Julianna in the fields outside

the factory, two, three. Julianna

below the smoking towers, the porous

hours, the searing cores. The dirt steams

below her feet, “no ground beneath,” this brume,

this boreas of mist, this turbid minus.

“There is something terrible in

reality,” five, three, white shadow,

contagion in its muted din.

“Day again.” Day and day. Dusk-dawn,

noon-column: smoke spills in diagonal

coils, never gone. Two drops puddle

on the glass, two are one. “Something

terrible and I don’t know what.” Yellow

despoils the guise. The skies unshut.

VII.

“I dreamed the bees stopped sipping the thyme-slips”

(this, Jill). “I dreamed silence, no shiver in

the lavender, no buzz. No fuzzed nubs

grazing the marigolds’ ruffled buds.”

“I dreamed birds dropped out of the sky,

in tens, in twos. See the beak? See the crushed

carnelian? Notice the look.” “What answer

to their sweet questionings when

their element blanks, taints, kills them?”

“What can they ask with limp and twisted wings?

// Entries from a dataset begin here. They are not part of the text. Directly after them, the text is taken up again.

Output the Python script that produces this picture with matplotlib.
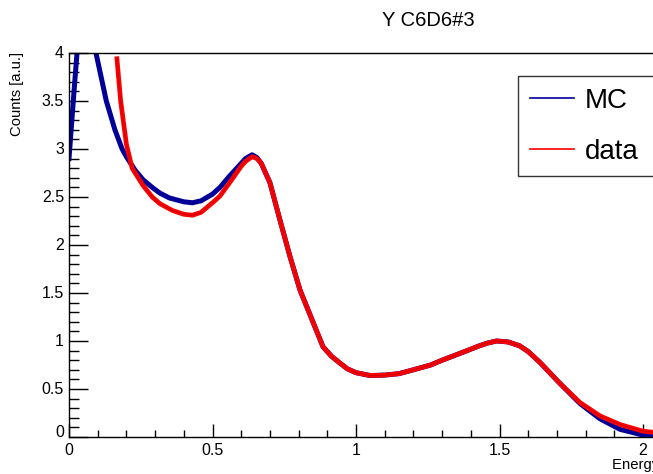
import matplotlib
matplotlib.use("Agg")
import matplotlib.pyplot as plt
from matplotlib.ticker import MultipleLocator

plt.rcParams['font.family'] = ['Liberation Sans', 'DejaVu Sans']

# values
mc_x = [0.0, 0.01, 0.02, 0.028, 0.05, 0.075, 0.094, 0.13, 0.16, 0.185, 0.2,
        0.23, 0.258, 0.29, 0.317, 0.35, 0.4, 0.43, 0.46, 0.5, 0.526, 0.56,
        0.6, 0.615, 0.638, 0.655, 0.67, 0.7, 0.735, 0.77, 0.805, 0.847, 0.885,
        0.915, 0.944, 0.97, 1.0, 1.05, 1.1, 1.15, 1.2, 1.26, 1.3, 1.37, 1.43,
        1.46, 1.49, 1.53, 1.57, 1.6, 1.64, 1.71, 1.78, 1.85, 1.92, 2.0, 2.1]
mc_y = [2.9, 3.3, 3.7, 4.0, 4.6, 4.4, 4.0, 3.5, 3.2, 3.0, 2.92,
        2.78, 2.68, 2.6, 2.54, 2.49, 2.45, 2.44, 2.46, 2.53, 2.6, 2.72,
        2.85, 2.9, 2.94, 2.91, 2.85, 2.65, 2.26, 1.88, 1.53, 1.22, 0.94,
        0.84, 0.77, 0.71, 0.67, 0.64, 0.645, 0.66, 0.7, 0.75, 0.8, 0.88, 0.95,
        0.98, 1.0, 0.99, 0.95, 0.89, 0.78, 0.56, 0.35, 0.19, 0.08, 0.02, 0.005]

data_x = [0.167, 0.18, 0.2, 0.22, 0.258, 0.29, 0.317, 0.36, 0.4, 0.43, 0.46,
          0.5, 0.526, 0.56, 0.6, 0.615, 0.638, 0.655, 0.67, 0.7, 0.735, 0.77,
          0.805, 0.847, 0.885, 0.915, 0.944, 0.97, 1.0, 1.05, 1.1, 1.15, 1.2,
          1.26, 1.3, 1.37, 1.43, 1.46, 1.49, 1.53, 1.57, 1.6, 1.64, 1.71,
          1.78, 1.85, 1.92, 2.0, 2.1]
data_y = [3.94, 3.5, 3.05, 2.8, 2.62, 2.5, 2.43, 2.36, 2.32, 2.31, 2.34,
          2.44, 2.51, 2.65, 2.82, 2.87, 2.92, 2.9, 2.85, 2.65, 2.26, 1.88,
          1.53, 1.22, 0.94, 0.84, 0.77, 0.71, 0.67, 0.64, 0.645, 0.66, 0.7,
          0.75, 0.8, 0.88, 0.95, 0.98, 1.0, 0.99, 0.95, 0.89, 0.78, 0.56,
          0.36, 0.22, 0.13, 0.06, 0.03]

fig = plt.figure(figsize=(6.53, 4.74), dpi=100)
# axes runs past the right edge of the canvas, like the cropped original
ax = fig.add_axes([69/653, 37/474, 2.5*287/653, 384/474])

ax.plot(mc_x, mc_y, color='#000099', lw=3.6, label='MC')
ax.plot(data_x, data_y, color='#ff0000', lw=3.4, label='data')
ax.plot(data_x, data_y, color='black', lw=0.6, ls=':', alpha=0.6)

ax.set_xlim(0, 2.5)
ax.set_ylim(0, 4)
ax.xaxis.set_major_locator(MultipleLocator(0.5))
ax.xaxis.set_minor_locator(MultipleLocator(0.1))
ax.yaxis.set_major_locator(MultipleLocator(0.5))
ax.yaxis.set_minor_locator(MultipleLocator(0.1))
ax.set_xticklabels([])
ax.set_yticklabels([])
ax.tick_params(axis='both', which='both', direction='in', top=False, right=False,
               width=1)
ax.tick_params(axis='y', which='major', length=14)
ax.tick_params(axis='y', which='minor', length=7)
ax.tick_params(axis='x', which='major', length=9.5)
ax.tick_params(axis='x', which='minor', length=5)
for s in ax.spines.values():
    s.set_linewidth(1)

# tick labels placed like ROOT draws them
xt = [0, 0.5, 1, 1.5, 2]
xl = ['0', '0.5', '1', '1.5', '2']
for v, t in zip(xt, xl):
    ax.text(v, -0.06, t, ha='center', va='top', fontsize=11.5)
yt = [0, 0.5, 1, 1.5, 2, 2.5, 3, 3.5, 4]
yl = ['0', '0.5', '1', '1.5', '2', '2.5', '3', '3.5', '4']
for v, t in zip(yt, yl):
    ax.text(-0.017, v + (0.05 if v == 0 else 0), t, ha='right', va='center', fontsize=11.5)

fig.text(428/653, 1 - 20/474, 'Y C6D6#3', ha='center', va='center', fontsize=14.5)
fig.text(17/653, 1 - 52/474, 'Counts [a.u.]', rotation=90, ha='center', va='top', fontsize=10.7)
fig.text(612/653, 1 - 465/474, 'Energy [MeV]', ha='left', va='center', fontsize=10.7)

leg = fig.legend(loc='upper left', bbox_to_anchor=(518/653, 1 - 173/474, 0.3, 97/474),
                 mode='expand', fontsize=20, frameon=True, fancybox=False,
                 handlelength=1.6, handletextpad=0.4, labelspacing=0.9,
                 borderpad=0.42, borderaxespad=0)
leg.get_frame().set_edgecolor('black')
leg.get_frame().set_linewidth(1)
for h in leg.get_lines():
    h.set_linewidth(1.2)

fig.savefig('out.png', dpi=100)
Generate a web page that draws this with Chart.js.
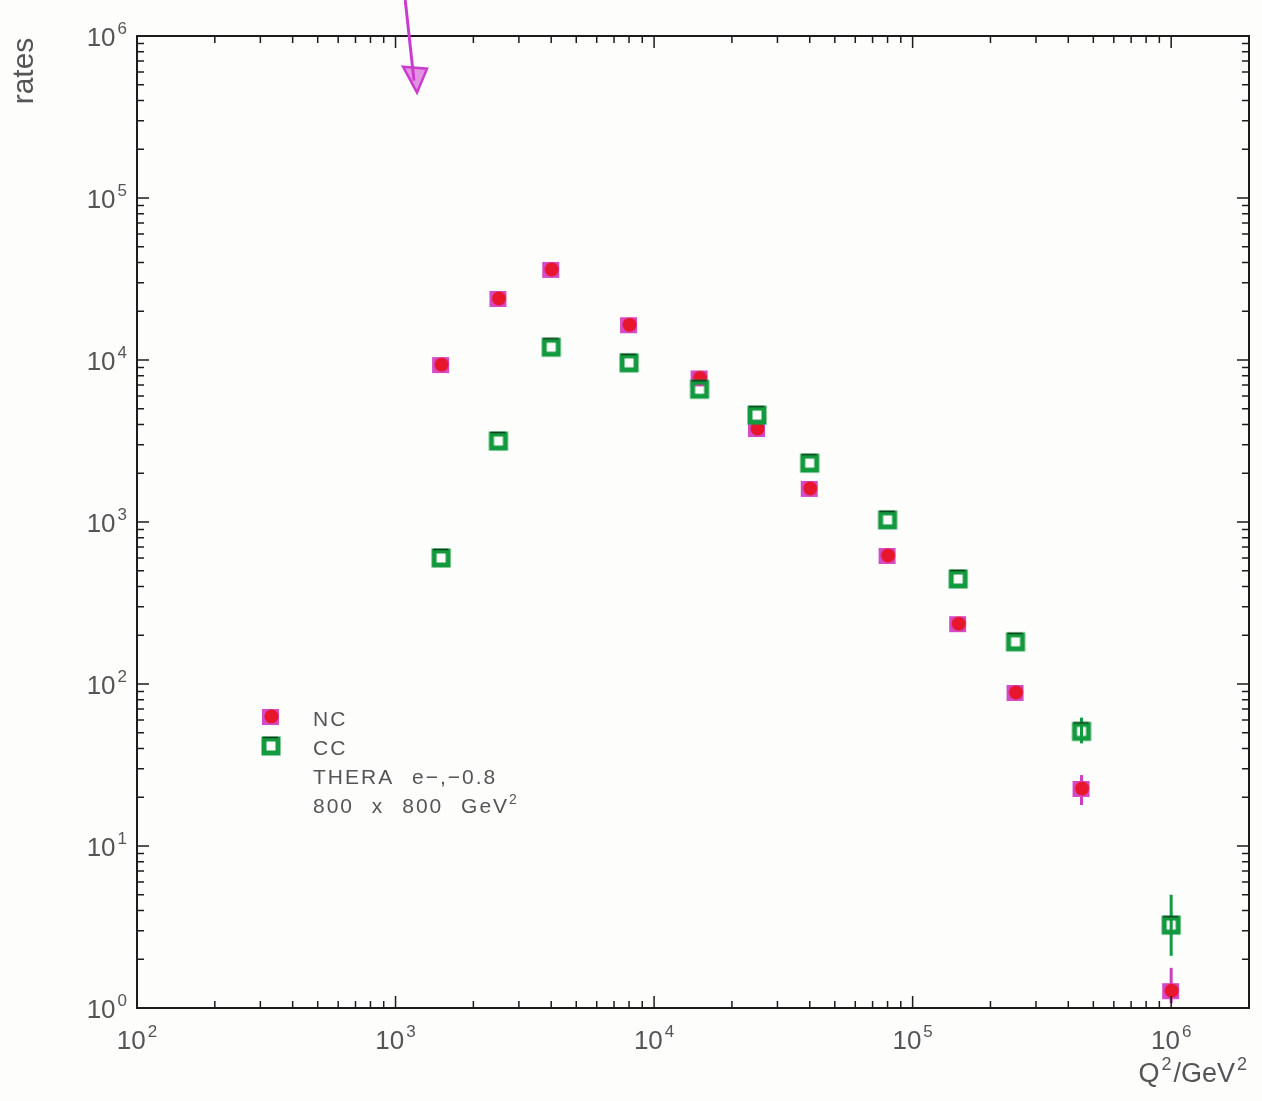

What syrinx thrills a shattered throat?” What note

in these bodies’ admonition, bitter germ,

bitter worm of a bitter earth,

whose oblivious star scatters its spore.

“Bitter inheritance we breathe and are.”

VIII.

“I seek an articulate house,” says

Jaël, says Jade. Says solemn Judith

of turbulent hues. “I seek a home

in norm’s affliction, where beauty

swells its ravaged sea—whorled foam

freaked with effluvium” and random

in its wrong genome: a mare

tenebrarum of ambient form. “Mundus

to mouth hard hurt, oculus to drift”

over the deformed animals of space.

“Where, then, is paradise?” Jamila broods.

“In the costumes of moods, moods’ scrolling sleeves?”

Chorines with their consonance of scattered leaves

wresting a dignity from wides and waves

that array their wastings soundlessly, and stay.